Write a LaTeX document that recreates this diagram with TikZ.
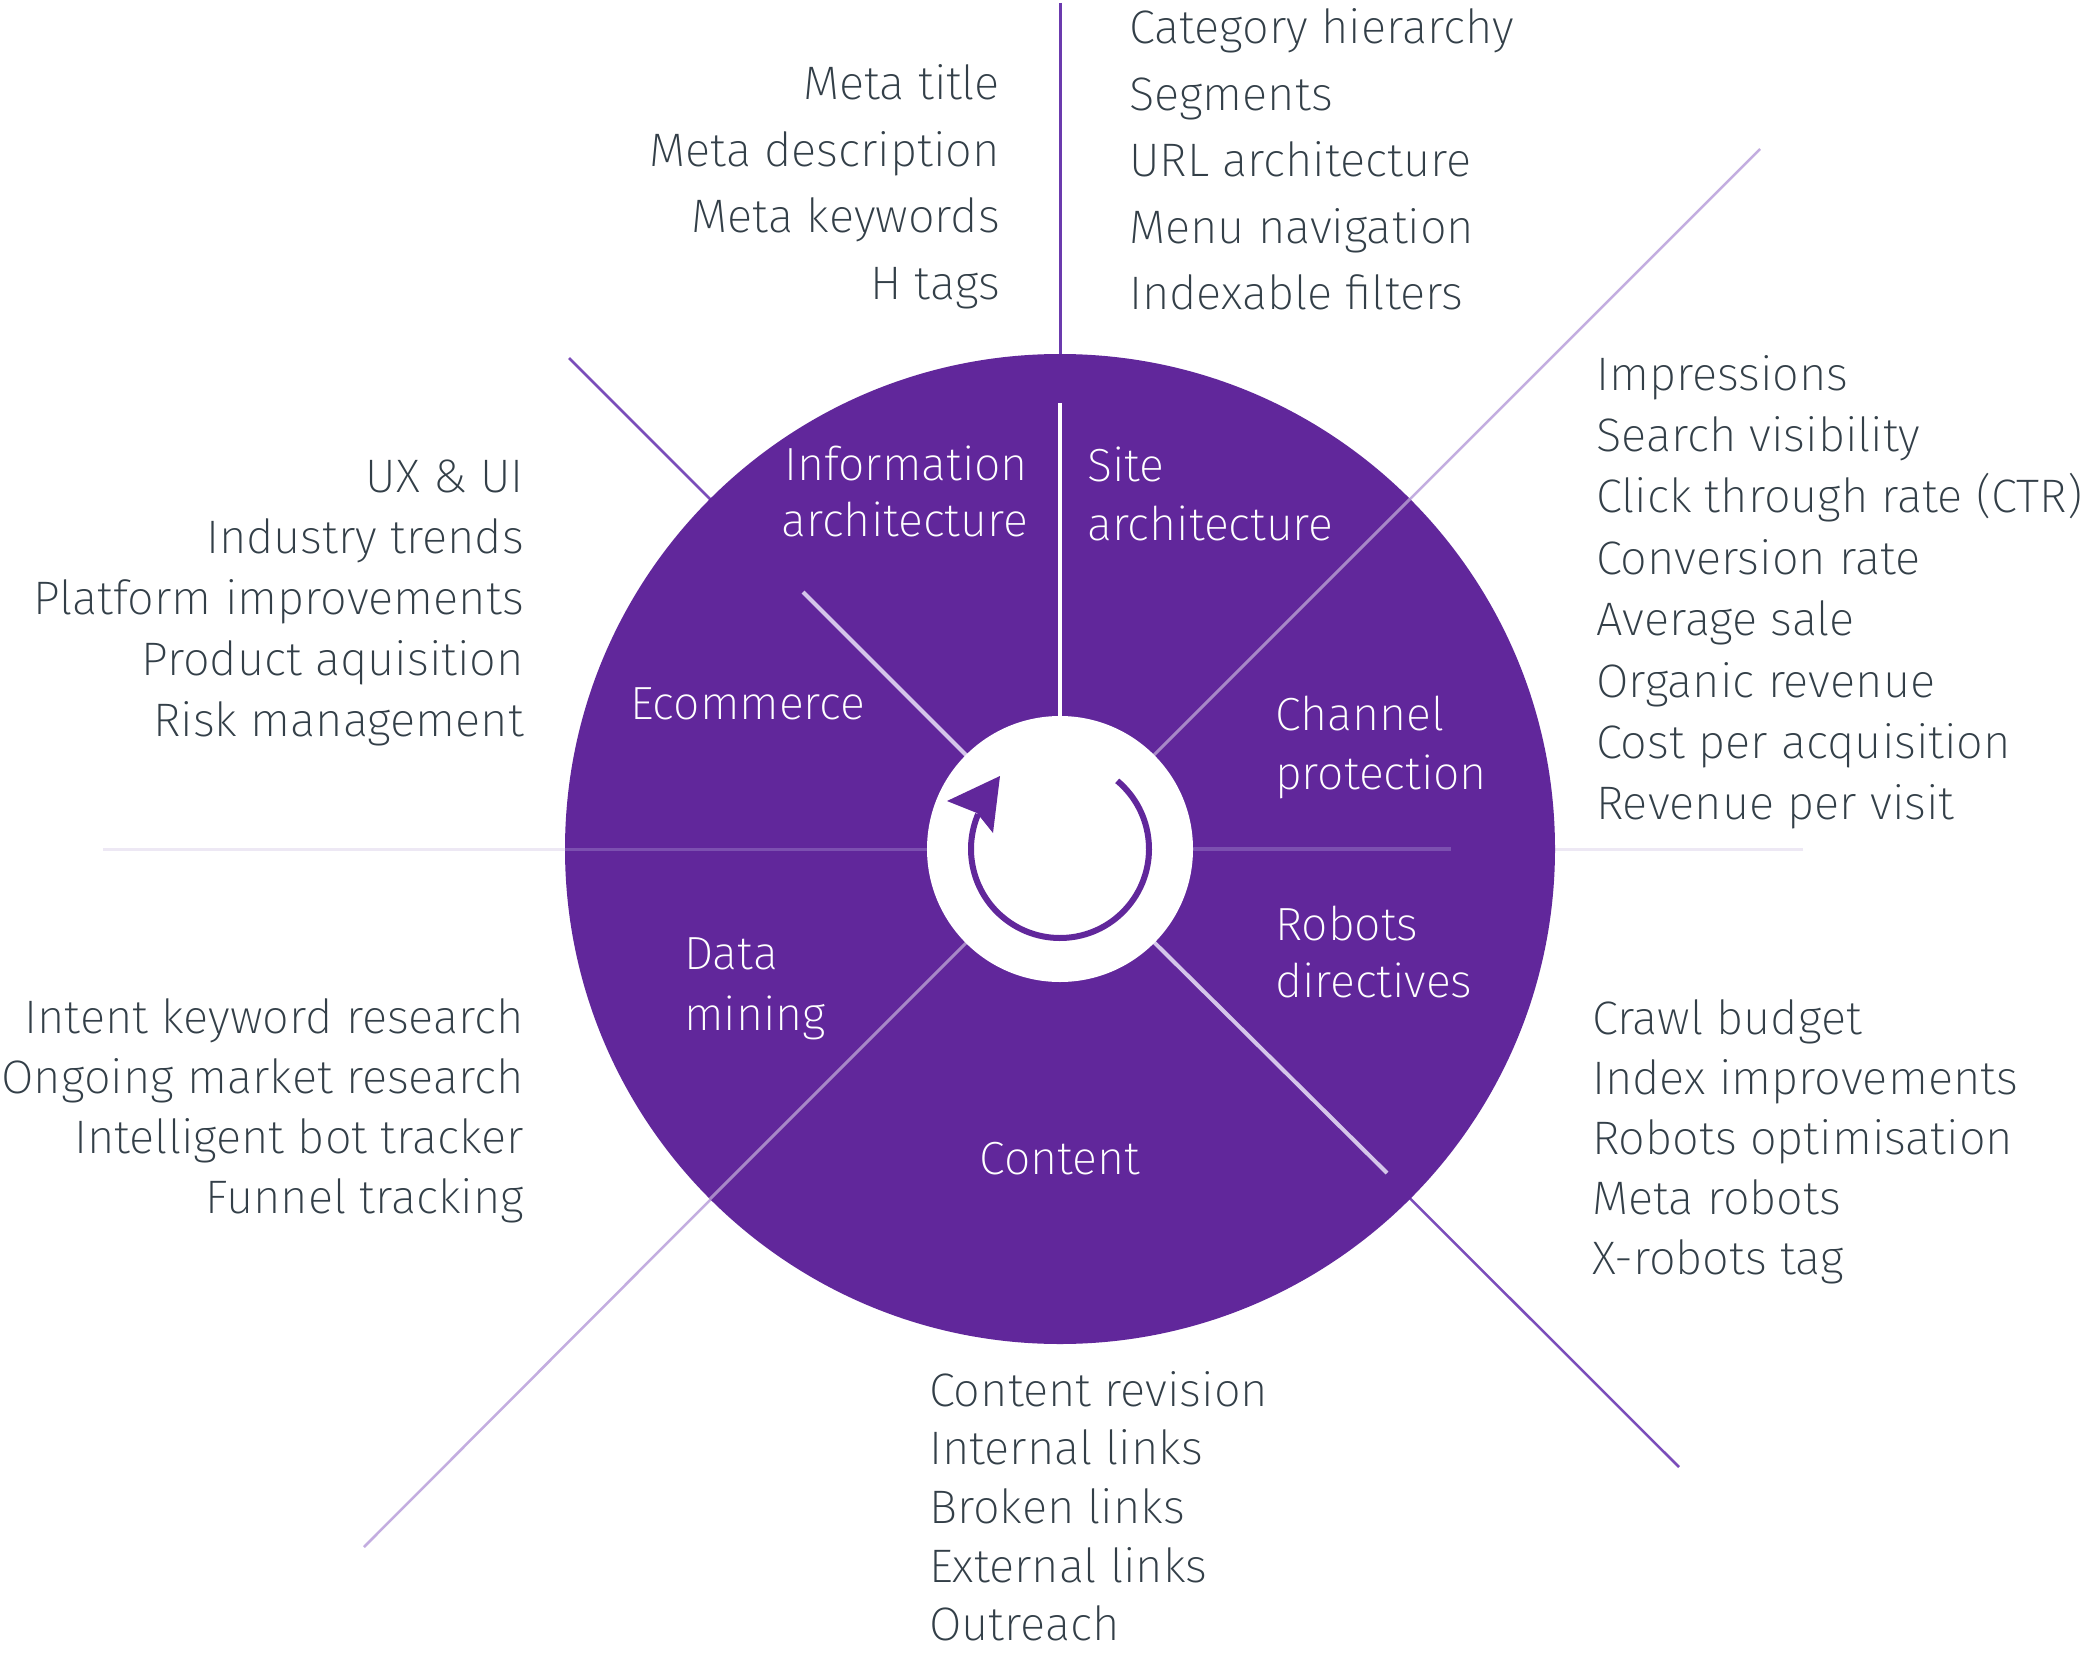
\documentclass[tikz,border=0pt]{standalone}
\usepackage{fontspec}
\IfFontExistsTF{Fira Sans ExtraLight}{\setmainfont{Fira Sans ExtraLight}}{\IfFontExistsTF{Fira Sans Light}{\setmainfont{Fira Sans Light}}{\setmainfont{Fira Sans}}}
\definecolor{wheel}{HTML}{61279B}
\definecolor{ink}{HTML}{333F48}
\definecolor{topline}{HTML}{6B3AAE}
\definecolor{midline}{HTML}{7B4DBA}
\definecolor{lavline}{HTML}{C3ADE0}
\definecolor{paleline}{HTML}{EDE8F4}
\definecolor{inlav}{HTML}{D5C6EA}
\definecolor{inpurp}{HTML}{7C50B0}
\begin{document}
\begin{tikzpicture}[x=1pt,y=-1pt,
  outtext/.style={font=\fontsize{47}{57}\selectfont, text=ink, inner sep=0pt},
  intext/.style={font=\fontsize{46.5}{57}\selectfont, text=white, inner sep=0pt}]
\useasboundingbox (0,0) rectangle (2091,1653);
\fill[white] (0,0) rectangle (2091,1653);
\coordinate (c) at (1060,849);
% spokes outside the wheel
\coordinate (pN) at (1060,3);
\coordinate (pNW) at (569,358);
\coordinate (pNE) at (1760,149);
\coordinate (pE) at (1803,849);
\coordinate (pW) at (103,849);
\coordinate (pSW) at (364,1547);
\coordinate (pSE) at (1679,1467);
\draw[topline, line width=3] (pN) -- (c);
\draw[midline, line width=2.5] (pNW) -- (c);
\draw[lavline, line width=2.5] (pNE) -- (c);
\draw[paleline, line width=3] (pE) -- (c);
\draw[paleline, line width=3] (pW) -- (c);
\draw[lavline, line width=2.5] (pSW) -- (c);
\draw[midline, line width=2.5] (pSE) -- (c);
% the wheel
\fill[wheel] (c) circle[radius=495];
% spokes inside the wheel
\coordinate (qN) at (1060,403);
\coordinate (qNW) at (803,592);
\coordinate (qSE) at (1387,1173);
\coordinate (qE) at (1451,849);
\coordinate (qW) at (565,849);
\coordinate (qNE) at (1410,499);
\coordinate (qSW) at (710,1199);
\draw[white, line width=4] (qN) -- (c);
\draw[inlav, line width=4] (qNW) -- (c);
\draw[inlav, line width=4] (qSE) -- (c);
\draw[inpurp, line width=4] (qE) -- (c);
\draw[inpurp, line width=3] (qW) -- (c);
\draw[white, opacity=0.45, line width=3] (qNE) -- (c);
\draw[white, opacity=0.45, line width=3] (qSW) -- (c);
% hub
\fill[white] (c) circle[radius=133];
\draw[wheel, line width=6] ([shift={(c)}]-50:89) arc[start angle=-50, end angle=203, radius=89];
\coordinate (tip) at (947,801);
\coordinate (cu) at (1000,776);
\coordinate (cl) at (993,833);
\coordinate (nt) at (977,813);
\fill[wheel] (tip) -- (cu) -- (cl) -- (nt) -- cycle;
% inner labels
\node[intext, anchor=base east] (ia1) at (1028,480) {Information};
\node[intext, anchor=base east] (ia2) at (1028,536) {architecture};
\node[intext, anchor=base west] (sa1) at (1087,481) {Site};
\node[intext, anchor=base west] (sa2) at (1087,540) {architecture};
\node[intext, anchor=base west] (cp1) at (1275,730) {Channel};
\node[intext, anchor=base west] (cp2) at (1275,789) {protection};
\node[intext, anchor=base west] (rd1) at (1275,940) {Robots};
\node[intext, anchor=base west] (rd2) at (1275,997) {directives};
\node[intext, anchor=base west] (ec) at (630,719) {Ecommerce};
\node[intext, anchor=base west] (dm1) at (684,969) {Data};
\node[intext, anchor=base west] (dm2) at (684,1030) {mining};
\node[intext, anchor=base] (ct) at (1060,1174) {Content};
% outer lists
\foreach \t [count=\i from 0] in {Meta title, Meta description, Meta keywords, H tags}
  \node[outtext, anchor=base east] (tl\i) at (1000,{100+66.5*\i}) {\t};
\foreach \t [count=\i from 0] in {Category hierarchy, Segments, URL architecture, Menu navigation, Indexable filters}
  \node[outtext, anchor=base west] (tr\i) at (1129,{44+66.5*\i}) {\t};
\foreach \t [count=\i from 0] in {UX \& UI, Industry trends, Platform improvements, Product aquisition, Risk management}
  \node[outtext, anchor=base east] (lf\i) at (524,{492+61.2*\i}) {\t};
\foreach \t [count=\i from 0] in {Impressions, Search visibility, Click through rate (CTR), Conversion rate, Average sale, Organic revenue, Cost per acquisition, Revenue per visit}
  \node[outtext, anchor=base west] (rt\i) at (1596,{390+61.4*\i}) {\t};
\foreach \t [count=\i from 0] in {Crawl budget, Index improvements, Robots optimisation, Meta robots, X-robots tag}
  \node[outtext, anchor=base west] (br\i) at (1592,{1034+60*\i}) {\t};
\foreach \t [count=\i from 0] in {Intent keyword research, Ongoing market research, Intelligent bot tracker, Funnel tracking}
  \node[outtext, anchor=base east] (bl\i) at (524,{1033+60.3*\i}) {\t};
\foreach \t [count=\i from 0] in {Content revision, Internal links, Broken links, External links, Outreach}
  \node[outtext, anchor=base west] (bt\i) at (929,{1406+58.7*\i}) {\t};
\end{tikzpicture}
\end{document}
──────────
#### [AIM]
All of the data above should be quoted exactly, except for the pictures.

#### [EXERCISE RESPONSE]
Write a LaTeX document that recreates this diagram with TikZ.
\documentclass[tikz,border=0pt]{standalone}
\usepackage{fontspec}
\IfFontExistsTF{Fira Sans ExtraLight}{\setmainfont{Fira Sans ExtraLight}}{\IfFontExistsTF{Fira Sans Light}{\setmainfont{Fira Sans Light}}{\setmainfont{Fira Sans}}}
\definecolor{wheel}{HTML}{61279B}
\definecolor{ink}{HTML}{333F48}
\definecolor{topline}{HTML}{6B3AAE}
\definecolor{midline}{HTML}{7B4DBA}
\definecolor{lavline}{HTML}{C3ADE0}
\definecolor{paleline}{HTML}{EDE8F4}
\definecolor{inlav}{HTML}{D5C6EA}
\definecolor{inpurp}{HTML}{7C50B0}
\begin{document}
\begin{tikzpicture}[x=1pt,y=-1pt,
  outtext/.style={font=\fontsize{47}{57}\selectfont, text=ink, inner sep=0pt},
  intext/.style={font=\fontsize{46.5}{57}\selectfont, text=white, inner sep=0pt}]
\useasboundingbox (0,0) rectangle (2091,1653);
\fill[white] (0,0) rectangle (2091,1653);
\coordinate (c) at (1060,849);
% spokes outside the wheel
\coordinate (pN) at (1060,3);
\coordinate (pNW) at (569,358);
\coordinate (pNE) at (1760,149);
\coordinate (pE) at (1803,849);
\coordinate (pW) at (103,849);
\coordinate (pSW) at (364,1547);
\coordinate (pSE) at (1679,1467);
\draw[topline, line width=3] (pN) -- (c);
\draw[midline, line width=2.5] (pNW) -- (c);
\draw[lavline, line width=2.5] (pNE) -- (c);
\draw[paleline, line width=3] (pE) -- (c);
\draw[paleline, line width=3] (pW) -- (c);
\draw[lavline, line width=2.5] (pSW) -- (c);
\draw[midline, line width=2.5] (pSE) -- (c);
% the wheel
\fill[wheel] (c) circle[radius=495];
% spokes inside the wheel
\coordinate (qN) at (1060,403);
\coordinate (qNW) at (803,592);
\coordinate (qSE) at (1387,1173);
\coordinate (qE) at (1451,849);
\coordinate (qW) at (565,849);
\coordinate (qNE) at (1410,499);
\coordinate (qSW) at (710,1199);
\draw[white, line width=4] (qN) -- (c);
\draw[inlav, line width=4] (qNW) -- (c);
\draw[inlav, line width=4] (qSE) -- (c);
\draw[inpurp, line width=4] (qE) -- (c);
\draw[inpurp, line width=3] (qW) -- (c);
\draw[white, opacity=0.45, line width=3] (qNE) -- (c);
\draw[white, opacity=0.45, line width=3] (qSW) -- (c);
% hub
\fill[white] (c) circle[radius=133];
\draw[wheel, line width=6] ([shift={(c)}]-50:89) arc[start angle=-50, end angle=203, radius=89];
\coordinate (tip) at (947,801);
\coordinate (cu) at (1000,776);
\coordinate (cl) at (993,833);
\coordinate (nt) at (977,813);
\fill[wheel] (tip) -- (cu) -- (cl) -- (nt) -- cycle;
% inner labels
\node[intext, anchor=base east] (ia1) at (1028,480) {Information};
\node[intext, anchor=base east] (ia2) at (1028,536) {architecture};
\node[intext, anchor=base west] (sa1) at (1087,481) {Site};
\node[intext, anchor=base west] (sa2) at (1087,540) {architecture};
\node[intext, anchor=base west] (cp1) at (1275,730) {Channel};
\node[intext, anchor=base west] (cp2) at (1275,789) {protection};
\node[intext, anchor=base west] (rd1) at (1275,940) {Robots};
\node[intext, anchor=base west] (rd2) at (1275,997) {directives};
\node[intext, anchor=base west] (ec) at (630,719) {Ecommerce};
\node[intext, anchor=base west] (dm1) at (684,969) {Data};
\node[intext, anchor=base west] (dm2) at (684,1030) {mining};
\node[intext, anchor=base] (ct) at (1060,1174) {Content};
% outer lists
\foreach \t [count=\i from 0] in {Meta title, Meta description, Meta keywords, H tags}
  \node[outtext, anchor=base east] (tl\i) at (1000,{100+66.5*\i}) {\t};
\foreach \t [count=\i from 0] in {Category hierarchy, Segments, URL architecture, Menu navigation, Indexable filters}
  \node[outtext, anchor=base west] (tr\i) at (1129,{44+66.5*\i}) {\t};
\foreach \t [count=\i from 0] in {UX \& UI, Industry trends, Platform improvements, Product aquisition, Risk management}
  \node[outtext, anchor=base east] (lf\i) at (524,{492+61.2*\i}) {\t};
\foreach \t [count=\i from 0] in {Impressions, Search visibility, Click through rate (CTR), Conversion rate, Average sale, Organic revenue, Cost per acquisition, Revenue per visit}
  \node[outtext, anchor=base west] (rt\i) at (1596,{390+61.4*\i}) {\t};
\foreach \t [count=\i from 0] in {Crawl budget, Index improvements, Robots optimisation, Meta robots, X-robots tag}
  \node[outtext, anchor=base west] (br\i) at (1592,{1034+60*\i}) {\t};
\foreach \t [count=\i from 0] in {Intent keyword research, Ongoing market research, Intelligent bot tracker, Funnel tracking}
  \node[outtext, anchor=base east] (bl\i) at (524,{1033+60.3*\i}) {\t};
\foreach \t [count=\i from 0] in {Content revision, Internal links, Broken links, External links, Outreach}
  \node[outtext, anchor=base west] (bt\i) at (929,{1406+58.7*\i}) {\t};
\end{tikzpicture}
\end{document}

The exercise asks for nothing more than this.